Und immerhin haben sich die Entwickler viele Gedanken um das Drumherum gemacht, bieten etwa zahlreiche Optionen zum Anpassen der Steuerung und sogar einen Trainingsraum mit einstellbaren Parametern, in dem man sich in Ruhe mit den Charakteren vertraut macht. Auch das Ansehen von Wiederholungen anderer Partien ist eine sinnvolle Idee, das Vorhandensein eines Sprachchats ebenso wie nicht zuletzt das gemeinsame Crossplay von Xbox-One- und PC-Spielern. Freigeschaltete Verzierungen werden beim Verwenden desselben Kontos dabei ebenso plattformübergreifend übernommen wie die Einstellungen von Steuerung, Kamera usw. – das ist natürlich vorbildlich.

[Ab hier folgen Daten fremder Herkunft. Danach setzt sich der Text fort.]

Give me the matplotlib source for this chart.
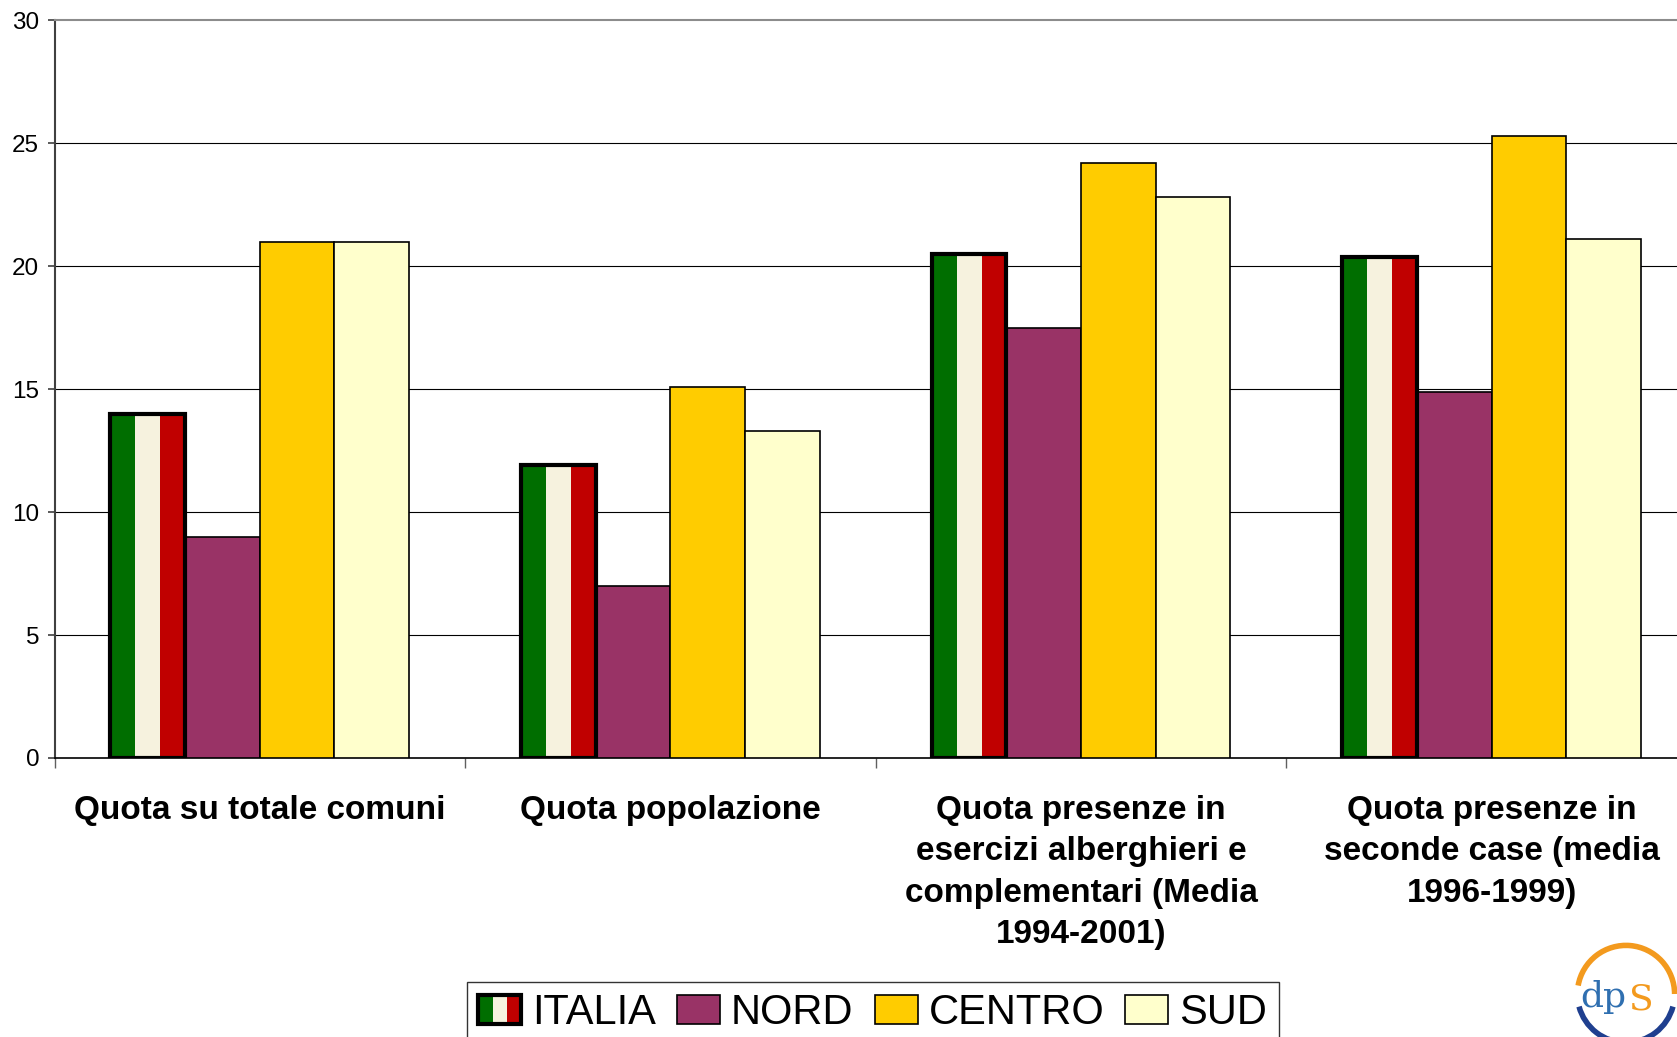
import matplotlib
matplotlib.use("Agg")
import matplotlib.pyplot as plt
from matplotlib.patches import Rectangle, Arc
from matplotlib.legend_handler import HandlerBase
from matplotlib import font_manager as fm

# ---- data ----
categories = [
    "Quota su totale comuni",
    "Quota popolazione",
    "Quota presenze in\nesercizi alberghieri e\ncomplementari (Media\n1994-2001)",
    "Quota presenze in\nseconde case (media\n1996-1999)",
]
series_names = ["ITALIA", "NORD", "CENTRO", "SUD"]
italia = [14.0, 11.9, 20.5, 20.4]
nord = [9.0, 7.0, 17.5, 14.9]
centro = [21.0, 15.1, 24.2, 25.3]
sud = [21.0, 13.3, 22.8, 21.1]
yticks = [0, 5, 10, 15, 20, 25, 30]

# ---- styles ----
GREEN, CREAM, RED = "#006E00", "#F6F2DE", "#C00000"
colors = {"NORD": "#993366", "CENTRO": "#FFCC00", "SUD": "#FFFFCC"}

def font_available(name):
    try:
        fm.findfont(fm.FontProperties(family=name), fallback_to_default=False)
        return True
    except Exception:
        return False

narrow = font_available("Liberation Sans Narrow")
legend_family = "Liberation Sans Narrow" if narrow else "Liberation Sans"
legend_size = 37.5 if narrow else 30
lpx = legend_size * 100 / 72.0

plt.rcParams["font.family"] = ["Liberation Sans", "DejaVu Sans"]

W, H = 1677, 1037
fig = plt.figure(figsize=(W / 100, H / 100), dpi=100)
left_px, right_px, top_px, zero_px = 54.5, 1697, 20.5, 758
ax = fig.add_axes([left_px / W, 1 - zero_px / H, (right_px - left_px) / W, (zero_px - top_px) / H])

n = len(categories)
bw = 1 / 5.5
centers = [i + 0.5 for i in range(n)]

# gridlines
for t in yticks[1:-1]:
    ax.axhline(t, color="black", lw=0.8, zorder=1)

# ITALIA tricolor bars
for c, v in zip(centers, italia):
    x0 = c - 2 * bw
    for k, col in enumerate([GREEN, CREAM, RED]):
        ax.bar(x0 + (k + 0.5) * bw / 3, v, width=bw / 3, color=col, edgecolor="none", zorder=3)
    ax.bar(x0 + bw / 2, v, width=bw, fill=False, edgecolor="black", lw=3.0, zorder=4)

for i, (name, vals) in enumerate(zip(series_names[1:], [nord, centro, sud])):
    xs = [c + (i + 1 - 1.5) * bw for c in centers]
    ax.bar(xs, vals, width=bw, color=colors[name], edgecolor="black", lw=1.2, zorder=3)

ax.set_xlim(0, n)
ax.set_ylim(0, 30)
ax.set_yticks(yticks)
ax.set_yticklabels([str(t) for t in yticks], fontsize=17.5)
ax.set_xticks(range(n + 1))
ax.set_xticklabels([])
ax.tick_params(axis="y", direction="out", length=5, width=1.2, color="#404040", pad=6)
ax.tick_params(axis="x", direction="out", length=7, width=1.0, color="#606060")

ax.spines["right"].set_visible(False)
ax.spines["top"].set_color("#8c8c8c")
ax.spines["top"].set_linewidth(1.5)
ax.spines["left"].set_color("#404040")
ax.spines["left"].set_linewidth(1.5)
ax.spines["bottom"].set_color("black")
ax.spines["bottom"].set_linewidth(1.2)

for c, lab in zip(centers, categories):
    ax.text(c, -0.050, lab, transform=ax.get_xaxis_transform(), ha="center", va="top",
            multialignment="center", fontsize=24, fontweight="bold", linespacing=1.43)

# legend
class TricolorHandler(HandlerBase):
    def create_artists(self, legend, orig_handle, xdescent, ydescent, width, height, fontsize, trans):
        arts = []
        for k, col in enumerate([GREEN, CREAM, RED]):
            arts.append(Rectangle((-xdescent + k * width / 3, -ydescent), width / 3, height,
                                  facecolor=col, edgecolor="none", transform=trans))
        arts.append(Rectangle((-xdescent, -ydescent), width, height, fill=False,
                              edgecolor="black", lw=3.0, transform=trans))
        return arts

handles = [Rectangle((0, 0), 1, 1)]
handles += [Rectangle((0, 0), 1, 1, facecolor=colors[nm], edgecolor="black", lw=1.2) for nm in series_names[1:]]
leg = fig.legend(handles, series_names, loc="upper left",
                 bbox_to_anchor=(467 / W, 1 - 982 / H), borderaxespad=0, ncol=4,
                 prop={"family": legend_family, "size": legend_size},
                 handlelength=43 / lpx, handleheight=29 / lpx, handletextpad=11 / lpx,
                 columnspacing=21 / lpx,
                 borderpad=0.27, frameon=True, fancybox=False,
                 handler_map={handles[0]: TricolorHandler()})
leg.get_frame().set_edgecolor("black")
leg.get_frame().set_linewidth(1.0)

# logo (dps)
lax = fig.add_axes([1572 / W, 1 - 1048 / H, 108 / W, 108 / H])
lax.set_xlim(-1, 1)
lax.set_ylim(-1, 1)
lax.set_aspect("equal")
lax.axis("off")
lax.add_patch(Arc((0, 0), 1.8, 1.8, theta1=0, theta2=170, color="#F39A1E", lw=4))
lax.add_patch(Arc((0, 0), 1.8, 1.8, theta1=195, theta2=345, color="#1F3F8F", lw=4))
lax.text(0.0, -0.05, "dp", ha="right", va="center", color="#2F6FB0", fontsize=26,
         family="DejaVu Serif")
lax.text(0.05, -0.1, "S", ha="left", va="center", color="#F39A1E", fontsize=26,
         family="DejaVu Serif")

fig.savefig("out.png", dpi=100)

Weniger gelungen ist das Spiel allerdings auf der normalen Xbox One; dort blickt man nämlich nicht nur auf spät auftauchende Texturen, sondern auch auf eine unangenehm niedrige Auflösung und eine ähnlich niedrige Bildrate. Viel schlimmer ist jedoch das ständige Stottern, das den Ablauf praktisch durchgehend begleitet sowie erstaunlich große Lag-Verzögerungen in den Bewegungen der Figuren. Technisch ist das so schlecht, dass ich euch im aktuellen Zustand von dieser Fassung dringend abrate! Auf PC ist mir zwar ebenfalls ein auffälliges Stocken begegnet, alles in allem läuft das Spiel dort aber rund.

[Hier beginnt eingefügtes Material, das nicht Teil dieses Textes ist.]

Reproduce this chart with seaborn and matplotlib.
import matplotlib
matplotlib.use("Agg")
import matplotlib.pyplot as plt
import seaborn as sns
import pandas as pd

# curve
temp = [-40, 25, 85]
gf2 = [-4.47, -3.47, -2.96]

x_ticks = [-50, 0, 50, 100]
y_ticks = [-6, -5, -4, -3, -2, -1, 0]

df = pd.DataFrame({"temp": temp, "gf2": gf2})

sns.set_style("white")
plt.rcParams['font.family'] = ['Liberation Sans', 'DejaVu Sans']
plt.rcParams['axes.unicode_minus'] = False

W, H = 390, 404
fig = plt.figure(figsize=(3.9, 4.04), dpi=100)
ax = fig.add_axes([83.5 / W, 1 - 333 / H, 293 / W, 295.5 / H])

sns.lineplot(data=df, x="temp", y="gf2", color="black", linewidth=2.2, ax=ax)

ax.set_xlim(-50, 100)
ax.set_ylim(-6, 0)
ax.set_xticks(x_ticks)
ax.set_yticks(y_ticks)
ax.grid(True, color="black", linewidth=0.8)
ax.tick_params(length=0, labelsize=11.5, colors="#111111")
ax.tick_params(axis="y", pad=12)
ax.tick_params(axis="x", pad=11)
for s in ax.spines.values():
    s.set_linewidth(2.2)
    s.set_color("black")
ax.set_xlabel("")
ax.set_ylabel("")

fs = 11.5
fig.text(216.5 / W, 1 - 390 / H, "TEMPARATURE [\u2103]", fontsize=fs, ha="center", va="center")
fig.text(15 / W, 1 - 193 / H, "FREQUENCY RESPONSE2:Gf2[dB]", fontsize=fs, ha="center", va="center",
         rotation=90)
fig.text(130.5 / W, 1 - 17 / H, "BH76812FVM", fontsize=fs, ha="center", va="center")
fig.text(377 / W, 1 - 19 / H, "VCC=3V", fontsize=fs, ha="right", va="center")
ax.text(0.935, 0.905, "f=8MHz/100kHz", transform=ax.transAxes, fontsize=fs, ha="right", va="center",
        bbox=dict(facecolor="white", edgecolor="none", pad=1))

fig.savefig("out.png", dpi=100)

Was nicht bedeutet, dass das unübersichtliche Wirrwarr nicht auch dort auf Dauer ermüdend und – viel schlimmer – recht spaßfrei ist. Hat die Kamera ohnehin immer wieder mal Aussetzer, wenn man vor einer Mauer steht, kann man im Handgemenge nämlich kaum Freund und Feind unterscheiden. Das wichtige Timing zum Abwehren von Angriffen gelingt so nicht und auch aufgeschaltete Gegner sind übrigens viel zu schlecht als solche zu erkennen.
Wie wollt ihr spielen?
Am besten funktioniert in Bleeding Edge also nicht das eigentliche Spiel – wohl aber das Erweitern der Charaktere über Mods, von denen man jeweils drei ausrüstet und in einem Set speichert. Neue Mods spült dabei der Zufall ins Inventar: Die verkauft man entweder, um sich irgendwann eine Mod zu leisten, die schon lange auf dem Wunschzettel steht, oder man setzt sie gleich ein. Auf jeden Fall stärkt man auf diese Art eine bevorzugte oder besonders effektive Spielweise. Abgesehen davon gibt es selbstverständlich auch Lackierungen für die Hoverboards, auf denen man umher schwebt, sowie Outfit-Varianten, falls einem der Stil des bevorzugten Kämpfers nicht passt. Immerhin gehören die Figuren zumindest auf den ersten Blick noch mit zum Besten hier.